====== Material provided

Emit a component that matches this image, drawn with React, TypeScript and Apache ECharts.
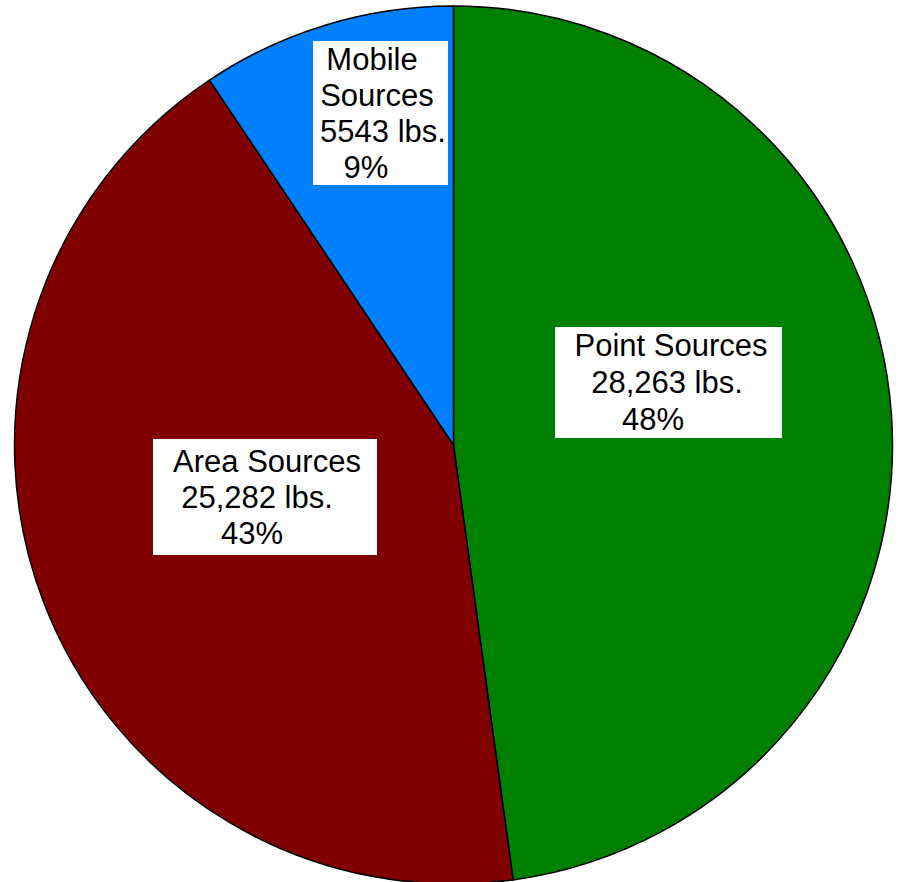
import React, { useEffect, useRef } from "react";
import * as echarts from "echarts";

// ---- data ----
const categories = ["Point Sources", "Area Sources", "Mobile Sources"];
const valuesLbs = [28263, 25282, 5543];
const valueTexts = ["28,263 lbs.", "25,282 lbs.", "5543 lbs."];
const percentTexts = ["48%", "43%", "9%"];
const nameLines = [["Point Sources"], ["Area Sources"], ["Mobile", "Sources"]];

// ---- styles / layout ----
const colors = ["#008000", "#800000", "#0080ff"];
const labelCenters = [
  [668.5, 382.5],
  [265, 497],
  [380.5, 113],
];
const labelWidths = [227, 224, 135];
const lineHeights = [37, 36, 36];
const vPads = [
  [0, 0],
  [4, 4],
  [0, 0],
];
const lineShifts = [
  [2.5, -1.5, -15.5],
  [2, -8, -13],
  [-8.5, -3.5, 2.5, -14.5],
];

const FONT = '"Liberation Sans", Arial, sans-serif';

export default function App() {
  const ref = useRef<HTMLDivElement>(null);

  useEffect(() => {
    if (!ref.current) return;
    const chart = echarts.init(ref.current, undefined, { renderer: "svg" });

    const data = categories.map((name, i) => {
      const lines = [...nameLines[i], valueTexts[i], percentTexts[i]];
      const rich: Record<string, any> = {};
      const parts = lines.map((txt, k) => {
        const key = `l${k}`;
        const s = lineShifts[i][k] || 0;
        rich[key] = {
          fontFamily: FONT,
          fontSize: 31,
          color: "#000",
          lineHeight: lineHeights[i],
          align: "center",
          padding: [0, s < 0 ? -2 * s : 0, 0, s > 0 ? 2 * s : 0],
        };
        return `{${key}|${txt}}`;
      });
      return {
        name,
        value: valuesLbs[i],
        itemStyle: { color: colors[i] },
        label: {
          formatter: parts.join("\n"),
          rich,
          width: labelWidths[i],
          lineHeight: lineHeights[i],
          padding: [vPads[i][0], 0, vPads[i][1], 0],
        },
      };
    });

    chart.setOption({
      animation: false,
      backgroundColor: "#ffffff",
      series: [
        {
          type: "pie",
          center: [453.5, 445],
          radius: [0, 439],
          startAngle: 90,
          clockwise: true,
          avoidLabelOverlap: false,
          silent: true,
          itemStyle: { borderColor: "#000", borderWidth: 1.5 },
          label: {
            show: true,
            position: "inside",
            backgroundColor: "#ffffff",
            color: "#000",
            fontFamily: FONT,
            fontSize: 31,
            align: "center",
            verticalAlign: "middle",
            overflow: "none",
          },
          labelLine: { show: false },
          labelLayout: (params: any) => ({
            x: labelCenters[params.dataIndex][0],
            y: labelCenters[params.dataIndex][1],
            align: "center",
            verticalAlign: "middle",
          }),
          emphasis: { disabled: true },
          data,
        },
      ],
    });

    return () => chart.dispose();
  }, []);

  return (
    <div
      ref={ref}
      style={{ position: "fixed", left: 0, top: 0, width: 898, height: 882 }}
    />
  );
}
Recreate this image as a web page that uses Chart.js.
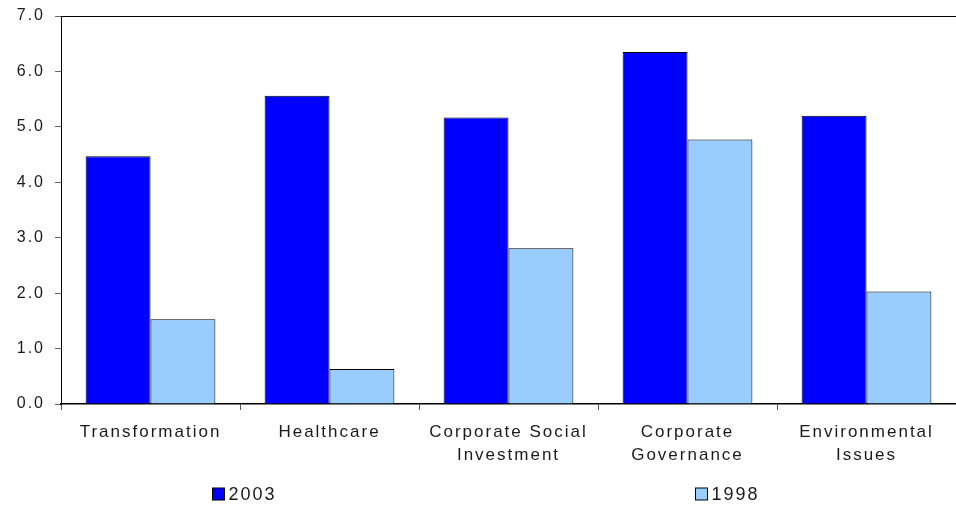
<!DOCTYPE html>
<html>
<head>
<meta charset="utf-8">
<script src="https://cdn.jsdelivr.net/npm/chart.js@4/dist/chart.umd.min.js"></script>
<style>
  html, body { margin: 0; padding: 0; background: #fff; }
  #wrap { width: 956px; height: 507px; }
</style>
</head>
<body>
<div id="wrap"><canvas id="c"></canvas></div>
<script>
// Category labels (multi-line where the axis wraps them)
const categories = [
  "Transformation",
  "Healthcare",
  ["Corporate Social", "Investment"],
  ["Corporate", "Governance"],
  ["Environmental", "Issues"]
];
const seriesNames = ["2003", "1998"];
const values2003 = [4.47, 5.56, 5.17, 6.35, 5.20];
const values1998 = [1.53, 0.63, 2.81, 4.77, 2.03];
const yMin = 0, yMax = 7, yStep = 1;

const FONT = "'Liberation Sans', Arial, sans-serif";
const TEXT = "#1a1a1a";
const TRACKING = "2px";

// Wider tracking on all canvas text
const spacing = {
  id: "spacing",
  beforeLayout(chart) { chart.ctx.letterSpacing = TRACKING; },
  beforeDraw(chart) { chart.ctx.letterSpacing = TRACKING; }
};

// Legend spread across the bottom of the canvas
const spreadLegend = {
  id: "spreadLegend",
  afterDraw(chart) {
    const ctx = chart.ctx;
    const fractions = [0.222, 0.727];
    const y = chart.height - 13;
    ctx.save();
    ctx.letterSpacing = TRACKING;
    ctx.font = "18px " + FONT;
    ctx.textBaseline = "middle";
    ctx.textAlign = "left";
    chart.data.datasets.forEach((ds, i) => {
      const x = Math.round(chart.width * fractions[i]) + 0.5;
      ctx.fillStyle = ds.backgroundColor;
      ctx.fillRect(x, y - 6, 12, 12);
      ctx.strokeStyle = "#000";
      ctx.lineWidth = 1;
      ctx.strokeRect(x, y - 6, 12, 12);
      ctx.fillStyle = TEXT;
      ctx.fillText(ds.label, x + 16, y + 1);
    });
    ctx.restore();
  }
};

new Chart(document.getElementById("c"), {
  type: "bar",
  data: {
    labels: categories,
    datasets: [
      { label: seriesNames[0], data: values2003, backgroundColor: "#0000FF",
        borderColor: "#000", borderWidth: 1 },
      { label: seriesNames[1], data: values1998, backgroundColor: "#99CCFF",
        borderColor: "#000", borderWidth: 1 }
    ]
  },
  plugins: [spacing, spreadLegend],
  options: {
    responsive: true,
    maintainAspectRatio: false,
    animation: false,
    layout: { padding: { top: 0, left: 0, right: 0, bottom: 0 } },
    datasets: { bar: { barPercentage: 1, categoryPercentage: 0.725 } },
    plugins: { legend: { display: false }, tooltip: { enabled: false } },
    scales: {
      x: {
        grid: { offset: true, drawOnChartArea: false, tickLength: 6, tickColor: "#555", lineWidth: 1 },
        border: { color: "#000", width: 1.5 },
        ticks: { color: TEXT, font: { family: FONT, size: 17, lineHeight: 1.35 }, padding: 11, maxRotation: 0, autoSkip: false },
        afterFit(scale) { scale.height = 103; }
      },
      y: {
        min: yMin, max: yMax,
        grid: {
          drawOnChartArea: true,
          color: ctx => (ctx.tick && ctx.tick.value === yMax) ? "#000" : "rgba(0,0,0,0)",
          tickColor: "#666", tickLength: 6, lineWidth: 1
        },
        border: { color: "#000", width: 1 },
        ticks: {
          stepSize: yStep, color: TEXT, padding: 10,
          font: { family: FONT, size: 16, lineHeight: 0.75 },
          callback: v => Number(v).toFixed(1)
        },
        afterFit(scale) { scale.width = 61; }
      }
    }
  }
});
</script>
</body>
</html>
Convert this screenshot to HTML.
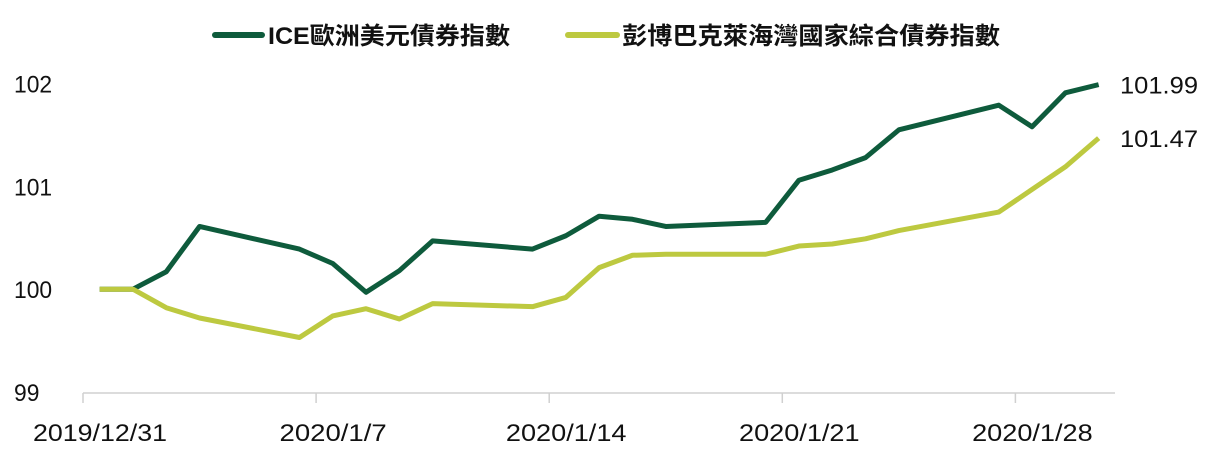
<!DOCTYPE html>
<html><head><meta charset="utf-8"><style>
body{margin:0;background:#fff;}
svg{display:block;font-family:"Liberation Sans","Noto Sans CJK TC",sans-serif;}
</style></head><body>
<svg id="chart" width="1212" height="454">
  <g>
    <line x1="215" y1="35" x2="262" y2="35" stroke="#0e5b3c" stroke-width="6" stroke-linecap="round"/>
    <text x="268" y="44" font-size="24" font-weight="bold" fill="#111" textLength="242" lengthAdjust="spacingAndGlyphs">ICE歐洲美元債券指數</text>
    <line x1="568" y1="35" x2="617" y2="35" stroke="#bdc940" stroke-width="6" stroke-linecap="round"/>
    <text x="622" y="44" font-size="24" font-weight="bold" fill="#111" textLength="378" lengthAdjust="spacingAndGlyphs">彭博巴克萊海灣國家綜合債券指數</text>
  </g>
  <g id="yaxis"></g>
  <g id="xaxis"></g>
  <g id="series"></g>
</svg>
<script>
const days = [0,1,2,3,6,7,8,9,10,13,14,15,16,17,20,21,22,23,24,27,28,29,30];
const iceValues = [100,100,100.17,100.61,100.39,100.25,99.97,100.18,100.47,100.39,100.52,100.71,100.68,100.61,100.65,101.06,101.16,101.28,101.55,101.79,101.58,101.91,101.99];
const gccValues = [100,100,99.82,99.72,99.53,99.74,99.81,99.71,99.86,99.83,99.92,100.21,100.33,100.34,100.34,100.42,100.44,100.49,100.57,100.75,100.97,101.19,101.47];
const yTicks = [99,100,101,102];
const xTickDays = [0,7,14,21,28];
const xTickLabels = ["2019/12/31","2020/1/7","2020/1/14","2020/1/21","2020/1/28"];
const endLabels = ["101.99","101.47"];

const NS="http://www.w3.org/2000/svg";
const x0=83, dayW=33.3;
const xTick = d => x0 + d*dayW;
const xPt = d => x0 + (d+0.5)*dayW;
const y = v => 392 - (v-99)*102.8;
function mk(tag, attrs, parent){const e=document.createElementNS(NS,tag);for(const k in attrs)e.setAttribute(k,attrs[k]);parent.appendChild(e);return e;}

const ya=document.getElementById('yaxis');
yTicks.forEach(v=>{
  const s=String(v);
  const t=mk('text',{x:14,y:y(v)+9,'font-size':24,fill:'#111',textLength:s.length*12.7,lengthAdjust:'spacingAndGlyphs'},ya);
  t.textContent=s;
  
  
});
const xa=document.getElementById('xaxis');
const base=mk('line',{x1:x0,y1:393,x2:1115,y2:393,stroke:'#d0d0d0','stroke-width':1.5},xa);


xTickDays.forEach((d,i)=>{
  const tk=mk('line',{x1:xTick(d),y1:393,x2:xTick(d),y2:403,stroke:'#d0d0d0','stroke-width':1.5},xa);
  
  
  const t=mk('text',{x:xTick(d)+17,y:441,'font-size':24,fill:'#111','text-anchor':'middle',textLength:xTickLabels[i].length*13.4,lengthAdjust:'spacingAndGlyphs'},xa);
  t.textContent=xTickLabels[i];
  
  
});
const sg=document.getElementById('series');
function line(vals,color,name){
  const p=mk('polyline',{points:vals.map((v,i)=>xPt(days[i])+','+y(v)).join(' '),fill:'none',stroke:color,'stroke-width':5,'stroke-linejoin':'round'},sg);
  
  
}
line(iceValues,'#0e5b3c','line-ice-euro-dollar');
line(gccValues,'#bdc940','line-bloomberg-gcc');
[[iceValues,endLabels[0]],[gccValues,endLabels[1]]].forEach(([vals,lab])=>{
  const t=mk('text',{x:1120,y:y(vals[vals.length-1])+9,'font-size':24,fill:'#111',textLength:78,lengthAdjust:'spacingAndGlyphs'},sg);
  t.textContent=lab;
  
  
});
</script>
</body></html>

============

Directive ->
Select every line of the records holding the string "this".

In response ->
Emit a component that matches this image, drawn with React, TypeScript and Apache ECharts.
Recreate this image as a web page that uses Chart.js.
Convert this screenshot to HTML.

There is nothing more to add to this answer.